# Any books with unique main characters?



## bobolob (Mar 14, 2011)

So I've always loved reading. Not too long ago, I use to pick up any book and read it. Then respectfully put it down if it was terrible or read it over again if it was good. During my reading obsession I was trying to write my own novel. Looking back the storyline wasn't half bad, but the main character was the stero-typical flawed-but-amazing-awesome-good-guy. Eventually, I came to realize  The more I read, the more I saw boring main characters surrounded by an awesome story line. 
Sooo in short... do any of you have recommendations for a book with amazing main characters. I just read Darkly Dream Dexter (after watching the show on the internet a few days ago). While the writing was a bit rushed, I loved it. Dexter is truly a unique character. I'm just in the mood to see some awesome characterization I guess.


----------



## Terry D (Mar 14, 2011)

You might look at a couple of series by Dean Koontz; Odd Thomas was the first in that series, and Fear Nothing.  The main characters in both series have unique characteristics.


----------



## yingguoren (Mar 16, 2011)

I would suggest going back to the classics for unique characters. Writers such as Tolstoy and Dostoevsky were masters of characterisation, and I think that Victor Hugo's creation of Jean Valjean is a brilliantly flawed hero.
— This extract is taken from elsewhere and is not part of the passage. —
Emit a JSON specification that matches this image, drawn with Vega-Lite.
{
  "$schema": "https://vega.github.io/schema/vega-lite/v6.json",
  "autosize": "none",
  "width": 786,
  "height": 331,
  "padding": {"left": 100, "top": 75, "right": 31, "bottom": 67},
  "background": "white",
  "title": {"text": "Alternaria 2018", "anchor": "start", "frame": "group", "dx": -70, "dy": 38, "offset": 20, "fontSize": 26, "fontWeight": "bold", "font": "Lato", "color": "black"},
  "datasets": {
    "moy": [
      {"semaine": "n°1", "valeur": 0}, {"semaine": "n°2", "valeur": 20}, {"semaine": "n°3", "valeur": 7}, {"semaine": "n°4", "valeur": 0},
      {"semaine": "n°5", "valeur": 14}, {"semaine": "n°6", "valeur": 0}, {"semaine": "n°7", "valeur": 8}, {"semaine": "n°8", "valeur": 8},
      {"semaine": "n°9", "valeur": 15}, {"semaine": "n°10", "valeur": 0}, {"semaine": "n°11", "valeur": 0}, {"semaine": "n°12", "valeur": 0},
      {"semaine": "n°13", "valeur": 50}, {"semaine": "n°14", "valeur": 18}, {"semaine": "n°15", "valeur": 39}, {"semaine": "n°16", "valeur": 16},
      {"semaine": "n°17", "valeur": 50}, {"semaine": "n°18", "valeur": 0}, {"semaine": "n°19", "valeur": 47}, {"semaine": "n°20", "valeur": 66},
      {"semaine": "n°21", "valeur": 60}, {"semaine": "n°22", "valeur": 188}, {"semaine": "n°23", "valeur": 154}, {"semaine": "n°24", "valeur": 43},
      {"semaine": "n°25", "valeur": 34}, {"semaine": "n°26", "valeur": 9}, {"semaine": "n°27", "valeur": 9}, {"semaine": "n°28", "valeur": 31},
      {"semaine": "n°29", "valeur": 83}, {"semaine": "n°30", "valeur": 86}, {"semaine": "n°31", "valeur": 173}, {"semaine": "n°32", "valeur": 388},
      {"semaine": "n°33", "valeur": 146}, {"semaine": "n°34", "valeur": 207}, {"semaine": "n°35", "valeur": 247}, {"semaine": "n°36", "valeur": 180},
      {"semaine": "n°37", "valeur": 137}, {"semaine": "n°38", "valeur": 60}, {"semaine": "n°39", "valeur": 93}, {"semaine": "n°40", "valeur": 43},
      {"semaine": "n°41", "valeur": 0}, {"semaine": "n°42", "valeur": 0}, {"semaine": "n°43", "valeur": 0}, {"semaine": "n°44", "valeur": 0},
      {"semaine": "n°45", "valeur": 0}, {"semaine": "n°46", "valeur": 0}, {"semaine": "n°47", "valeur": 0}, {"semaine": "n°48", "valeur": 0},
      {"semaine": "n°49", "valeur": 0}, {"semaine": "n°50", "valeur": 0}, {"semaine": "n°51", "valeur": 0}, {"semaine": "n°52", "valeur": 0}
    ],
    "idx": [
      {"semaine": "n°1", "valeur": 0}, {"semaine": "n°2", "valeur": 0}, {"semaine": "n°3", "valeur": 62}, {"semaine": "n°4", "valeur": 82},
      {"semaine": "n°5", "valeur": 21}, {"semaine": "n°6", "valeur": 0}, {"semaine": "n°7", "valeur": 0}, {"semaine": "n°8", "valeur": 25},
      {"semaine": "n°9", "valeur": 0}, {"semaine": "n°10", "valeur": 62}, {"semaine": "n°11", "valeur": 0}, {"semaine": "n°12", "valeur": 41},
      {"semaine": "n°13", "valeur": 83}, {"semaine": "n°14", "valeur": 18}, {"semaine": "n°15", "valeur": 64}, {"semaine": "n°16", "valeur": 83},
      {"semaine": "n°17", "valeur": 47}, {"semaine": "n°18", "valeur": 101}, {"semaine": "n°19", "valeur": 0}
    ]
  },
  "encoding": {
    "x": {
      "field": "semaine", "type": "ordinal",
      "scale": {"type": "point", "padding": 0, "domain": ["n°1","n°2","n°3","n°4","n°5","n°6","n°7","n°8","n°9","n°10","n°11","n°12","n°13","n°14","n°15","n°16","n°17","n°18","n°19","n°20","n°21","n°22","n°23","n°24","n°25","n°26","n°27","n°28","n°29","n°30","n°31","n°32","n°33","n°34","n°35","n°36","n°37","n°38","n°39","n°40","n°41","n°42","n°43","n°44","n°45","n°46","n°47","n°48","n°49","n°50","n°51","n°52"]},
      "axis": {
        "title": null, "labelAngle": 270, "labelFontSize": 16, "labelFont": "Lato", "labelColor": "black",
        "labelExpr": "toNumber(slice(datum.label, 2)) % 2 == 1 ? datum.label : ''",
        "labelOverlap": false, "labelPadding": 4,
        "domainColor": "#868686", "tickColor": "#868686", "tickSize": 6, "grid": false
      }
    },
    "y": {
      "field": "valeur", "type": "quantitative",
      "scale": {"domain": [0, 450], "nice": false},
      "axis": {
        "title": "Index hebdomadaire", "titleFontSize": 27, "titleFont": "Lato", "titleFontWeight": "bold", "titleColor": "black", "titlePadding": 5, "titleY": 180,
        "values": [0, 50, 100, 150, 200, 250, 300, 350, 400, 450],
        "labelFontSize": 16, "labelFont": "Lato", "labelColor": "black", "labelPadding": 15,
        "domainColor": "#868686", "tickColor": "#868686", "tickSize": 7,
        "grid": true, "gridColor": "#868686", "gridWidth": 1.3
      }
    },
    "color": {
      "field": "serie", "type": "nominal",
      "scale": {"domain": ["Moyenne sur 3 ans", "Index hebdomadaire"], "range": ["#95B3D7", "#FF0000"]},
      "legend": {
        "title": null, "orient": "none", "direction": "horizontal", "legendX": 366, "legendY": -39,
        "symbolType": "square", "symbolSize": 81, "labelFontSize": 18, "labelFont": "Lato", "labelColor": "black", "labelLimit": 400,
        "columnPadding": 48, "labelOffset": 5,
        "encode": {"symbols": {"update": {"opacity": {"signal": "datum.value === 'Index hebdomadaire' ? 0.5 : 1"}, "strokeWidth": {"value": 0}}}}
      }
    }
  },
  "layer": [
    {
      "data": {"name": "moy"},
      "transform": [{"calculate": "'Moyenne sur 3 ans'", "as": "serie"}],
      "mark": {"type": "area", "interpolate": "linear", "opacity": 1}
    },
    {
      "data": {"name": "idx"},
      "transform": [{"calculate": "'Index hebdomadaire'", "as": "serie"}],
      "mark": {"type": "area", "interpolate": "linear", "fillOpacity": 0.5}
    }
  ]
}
Some modern novels that I think have great characters are Vernon God Little by DBC Pierre and anything by Michael Chabon.


----------



## Tom88 (Mar 16, 2011)

One that comes to mind was Stephen King's The Stand, Nick was a deaf-mute and had a very engaging personality and way of life. Though his "main character" privilege was shared with a handful of others.


----------



## mephet (Mar 20, 2011)

I personally really liked the MC in Neil Gaiman's Neverwhere, which portrayed a personal journey from a push-over office guy to an adventurous adult through a wonderfully surrealistic urban fantasy story. In addition, Scott Westerfelds Leviathan -series tells a steampunk adventure from the PoVs of a sheltered prince in hiding and a feisty young girl serving on an airship by pretending to be a boy. They aren't extremely different or new characters per-se, but they have definite voices and lovely, _subtle _characterization that makes them unique and understandable.


----------



## Loulou (Mar 21, 2011)

Garp in _The World According to Garp_ by John Irving.  Unforgettable.  A lot of people would say Holden Caulfield in _Catcher in the Rye_ and he certainly is a card.  The main couple in _Revolutionary Road_ by Richard Yates - Alice and Frank Wheeler - are so real and achingly tragic that they've stayed with me since I read it.


----------



## ppsage (Mar 21, 2011)

Anybody in _One Flew Over the Cuckoo's Nest_ but especially the narrator, Chief Bromden.


----------



## good_i_mean_well (Jun 7, 2011)

whoops, wrong thread.


----------



## Prinkes (Jun 18, 2011)

John Green books have kinda lame main characters, but his side characters often steal the show with their uniqueness and quirks.
And from the Inkheart Trilogy, we get Dustfinger. He's one of the best characters I've ever read. He's my favorite literary character, hands down. 
I also agree with the suggestion of The Stand - Nick and all the others were absolutely fantastic to read about. (Trashcan Man anyone?)


----------



## sir_vile_minds (Aug 12, 2011)

Simon Kernick has a recurrent character called Dennis Milne who is a corrupt cop. An English version of Dexter, if you will. He appears in (in order)The Business of Dying, A Good Day to Die and the Payback. Read them in order to get the full story of Milne.


----------



## procrastin8or (Aug 15, 2011)

Valentine Michael Smith is quite possibly the most unusual character I have ever come across. He is the protagonist in Heinlein's _Stranger in a Strange Land._


----------



## moderan (Aug 15, 2011)

The narrator of Thomas Tryon's *The Other* is an unusual character, as is the narrator of Daniel Keyes' *Flowers for Algernon*. There's always *Archy and Mehitabel *or *the Metamorphosis* if you want to go inhuman, or *Animal Farm.* Science fiction is usually the home of the most creatively-drawn narrators. You could look up Gully Foyle, too.


----------